WASHINGTON - Police use of Tasers on adolescents does not put them at higher risk for serious injury compared to adults, according to a new study by Wake Forest Baptist Medical Center.
The study was the first to investigate the effects of Tasers on adolescents, and results showed no major differences in injury rates.
"We were looking closely for increased risk of cardiac effects and bodily injuries because of the differing body size and build," says Alison Gardner, author of the report. "But there were no significant injuries reported for this age group."
Gardner and her colleagues reviewed more than 2,000 police Taser incidents and found that 100 cases were against adolescents ages 13 to 17. Of the 20 injuries reported in that age group, most of them were from puncture wounds.
Researchers point out that teens in the study do not represent the average adolescent. The teens studied had an average age of 16, weighed 168 pounds and were 5 foot 8 inches tall.

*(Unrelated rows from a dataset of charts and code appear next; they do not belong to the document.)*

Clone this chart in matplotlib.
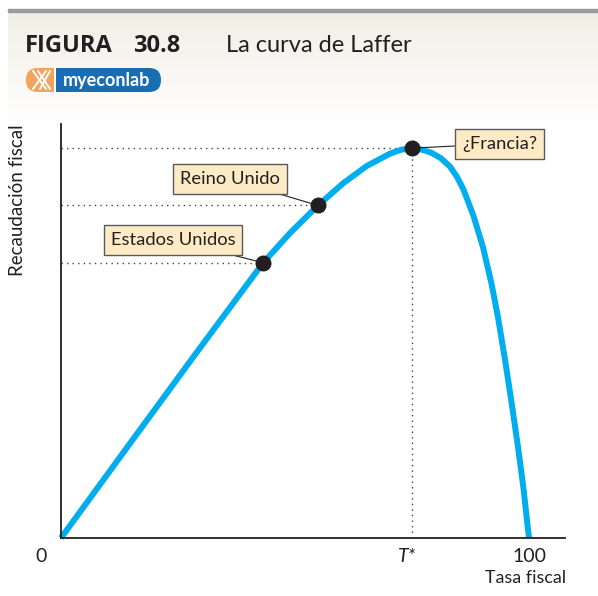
import matplotlib
matplotlib.use("Agg")
import matplotlib.pyplot as plt
import numpy as np
from matplotlib.patches import FancyBboxPatch, Rectangle

# ---- data ----
tax_rate = [0, 14.4, 28.8, 43.2, 49.0, 54.9, 60.3, 65.3, 70.3, 72.7, 75.0,
            77.2, 79.2, 81.2, 83.1, 84.6, 86.0, 88.1, 90.2, 92.0, 93.4, 94.9,
            96.3, 97.7, 98.8, 100.0]
revenue = [0, 23.7, 47.3, 70.6, 78.3, 85.3, 91.0, 95.4, 98.6, 99.6, 100.0,
           99.6, 98.8, 97.4, 95.3, 92.7, 89.4, 82.8, 74.5, 65.2, 56.5, 45.6,
           34.6, 23.0, 13.0, 0]
countries = ["Estados Unidos", "Reino Unido", "¿Francia?"]
country_x = [43.2, 54.9, 75.0]
country_y = [70.6, 85.3, 100.0]
tick_pos = [0, 75, 100]
tick_labels = ["0", "T*", "100"]

W, H = 598, 596
fig = plt.figure(figsize=(W / 100, H / 100), dpi=100)
FONT = ["Lato", "DejaVu Sans"]
plt.rcParams['font.family'] = FONT
DARK = "#231f20"

def fx(px):
    return px / W

def fy(py):
    return 1 - py / H

# header background gradient
bg = fig.add_axes([0, 0, 1, 1], zorder=-10)
bg.set_xlim(0, W)
bg.set_ylim(H, 0)
bg.axis("off")
grad = np.linspace(0, 1, 200)[:, None]
top = np.array([241, 238, 229]) / 255
white = np.array([1, 1, 1])
img = top[None, None, :] * (1 - grad[:, :, None]) + white[None, None, :] * grad[:, :, None]
bg.imshow(img, extent=[8, W, 125, 11], aspect="auto", zorder=0)
bg.add_patch(Rectangle((8, 9), W - 8, 2.5, color="#9a9a9a", zorder=1))

# title
fig.text(fx(25), fy(52), "FIGURA", fontsize=17, fontweight="bold", color=DARK,
         ha="left", va="baseline", family=["Open Sans", "DejaVu Sans"])
fig.text(fx(133), fy(52), "30.8", fontsize=17, fontweight="bold", color=DARK,
         ha="left", va="baseline", family=["Open Sans", "DejaVu Sans"])
fig.text(fx(226), fy(52), "La curva de Laffer", fontsize=17, color=DARK,
         ha="left", va="baseline")

# logo
bg.add_patch(FancyBboxPatch((26, 68), 30, 24, boxstyle="round,pad=0,rounding_size=12",
                            facecolor="#f4a25c", edgecolor="none", zorder=3))
bg.add_patch(Rectangle((42, 68), 12, 24, facecolor="#f4a25c", edgecolor="none", zorder=3))
bg.add_patch(Rectangle((54, 68), 1.5, 24, facecolor="white", edgecolor="none", zorder=4))
bg.add_patch(FancyBboxPatch((137, 68), 24, 24, boxstyle="round,pad=0,rounding_size=12",
                            facecolor="#1a6db2", edgecolor="none", zorder=2))
bg.add_patch(Rectangle((55, 68), 95, 24, facecolor="#1a6db2", edgecolor="none", zorder=2))
for (x0, y0, x1, y1) in [(33, 71, 46, 89), (46, 71, 33, 89), (38, 71, 50, 89), (50, 71, 40, 89)]:
    bg.plot([x0, x1], [y0, y1], color="white", lw=1.4, zorder=5, solid_capstyle="round")
bg.text(107, 80.5, "myeconlab", color="white", fontsize=13, fontweight="bold",
        ha="center", va="center", zorder=5)

# main axes
ax = fig.add_axes([fx(61), fy(538), fx(565) - fx(61), fy(124) - fy(538)])
ax.patch.set_alpha(0)
ax.set_xlim(0, 107.7)
ax.set_ylim(0, 106.2)
for s in ["top", "right"]:
    ax.spines[s].set_visible(False)
for s in ["left", "bottom"]:
    ax.spines[s].set_color(DARK)
    ax.spines[s].set_linewidth(1.3)
ax.set_xticks([])
ax.set_yticks([])

# dotted guide lines
for cx, cy in zip(country_x, country_y):
    ax.plot([0, cx], [cy, cy], color="#444444", lw=1.0, ls=(0, (1, 3)), zorder=1)
ax.plot([country_x[2], country_x[2]], [0, country_y[2]], color="#444444", lw=1.0,
        ls=(0, (1, 3)), zorder=1)

ax.plot(tax_rate, revenue, color="#00adee", lw=4.3, solid_capstyle="butt",
        solid_joinstyle="round", zorder=2, clip_on=False)
ax.plot(country_x, country_y, "o", color=DARK, ms=10.5, zorder=4, clip_on=False)

# labels with leader lines (offsets in points)
label_offsets = [(-65, 16.5), (-63.5, 19), (63, 3.2)]
for name, cx, cy, (ox, oy) in zip(countries, country_x, country_y, label_offsets):
    ax.annotate(name, xy=(cx, cy), xytext=(ox, oy), textcoords="offset points",
                ha="center", va="center", fontsize=13.2, color=DARK,
                bbox=dict(boxstyle="square,pad=0.38", fc="#fdebc6", ec="#5a5a5a", lw=1.0),
                arrowprops=dict(arrowstyle="-", color=DARK, lw=0.8,
                                shrinkA=0, shrinkB=0),
                zorder=5)

# ticks
tick_px = [41, 407, 529]
for tpx, tl in zip(tick_px, tick_labels):
    style = "italic" if tl.startswith("T") else "normal"
    fig.text(fx(tpx), fy(556), tl, fontsize=14, fontstyle=style, color=DARK,
             ha="center", va="center")
fig.text(fx(566), fy(578), "Tasa fiscal", fontsize=12.9, color=DARK,
         ha="right", va="center")
fig.text(fx(18), fy(200), "Recaudación fiscal", fontsize=13.5, color=DARK,
         rotation=90, ha="center", va="center")

fig.savefig("out.png", dpi=100)
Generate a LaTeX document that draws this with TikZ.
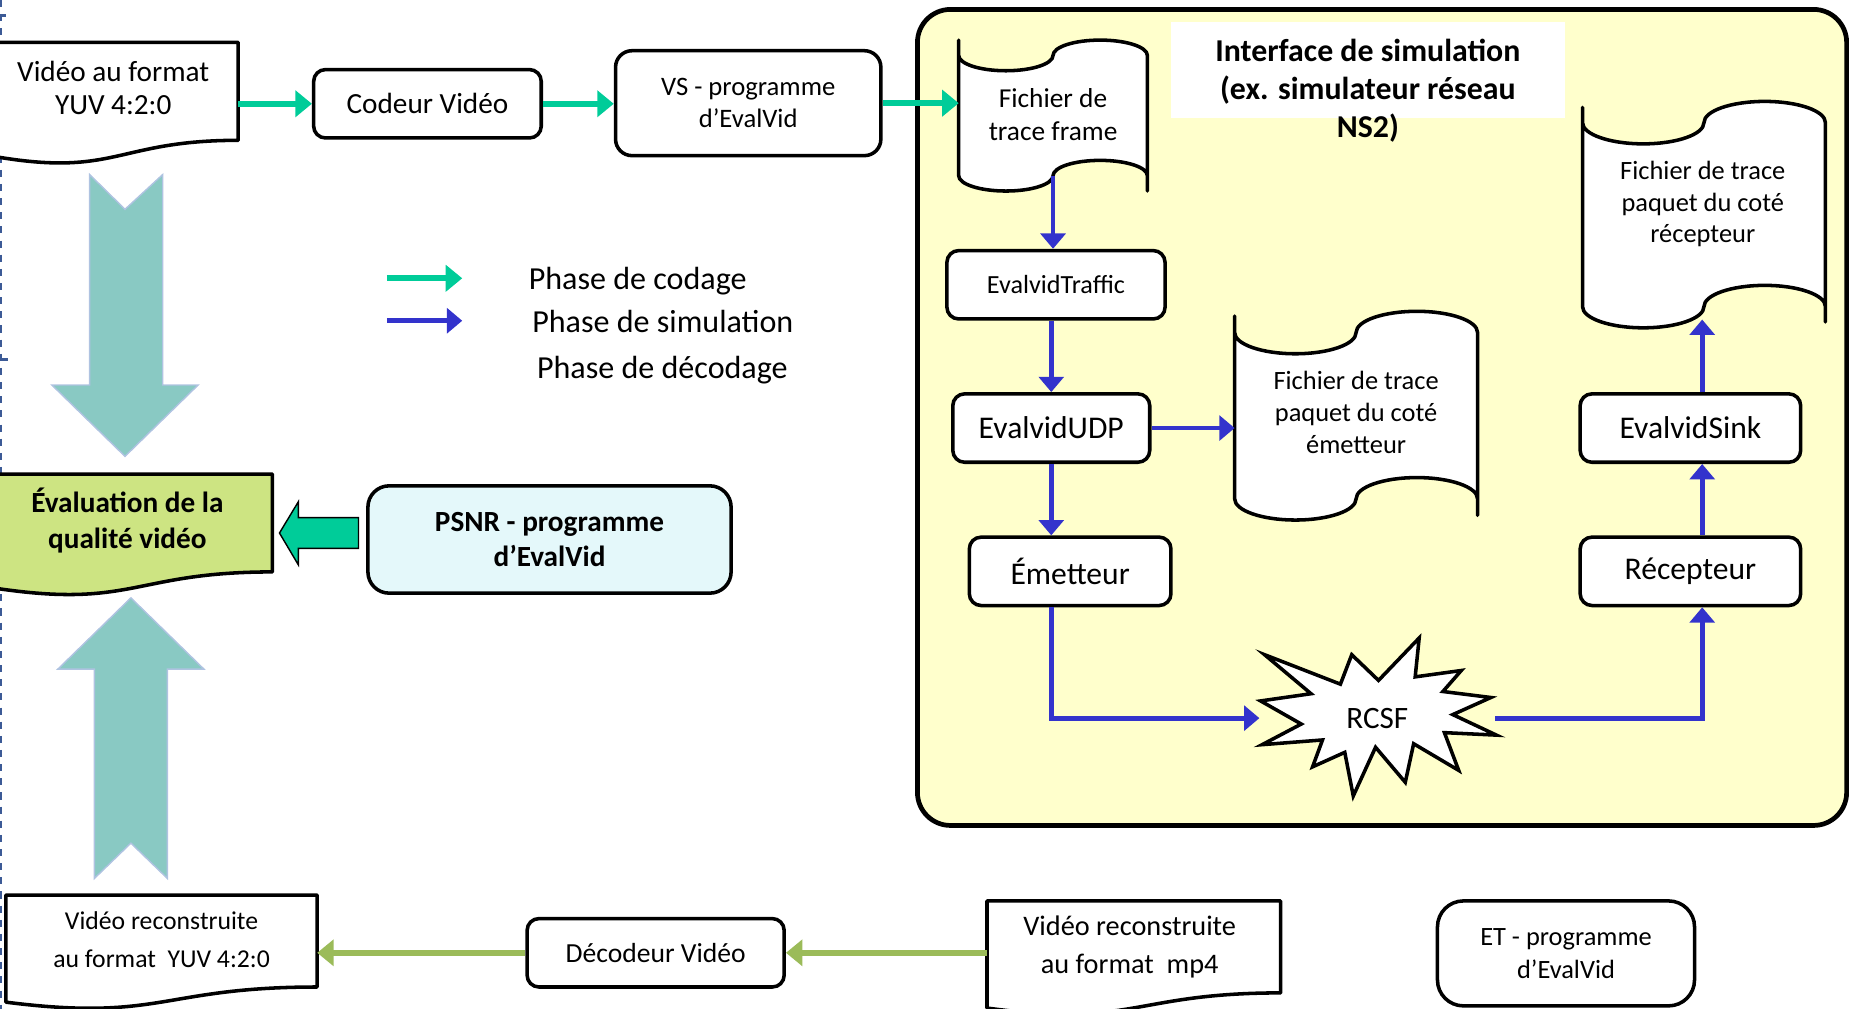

"In real-life situations, Tasers were used in adolescents who were larger and older," Garner said.
The findings suggested that police use Tasers when they need assistance gaining control of suspects.
"Tasers have been proven to reduce the risk of injury in both suspects and officers and have prevented far more injuries and deaths than they have produced," say William Bozeman, author of a 2009 study on Taser injuries. "Tasers are clearly safer than alternate force options available to law enforcement officers."
Police Tasers caught the public's attention in 2007 when a video surfaced of University of Florida student Andrew Meyer who begged police not to use a Taser on him. He was arrested for disrupting a campus forum featuring Sen. John Kerry.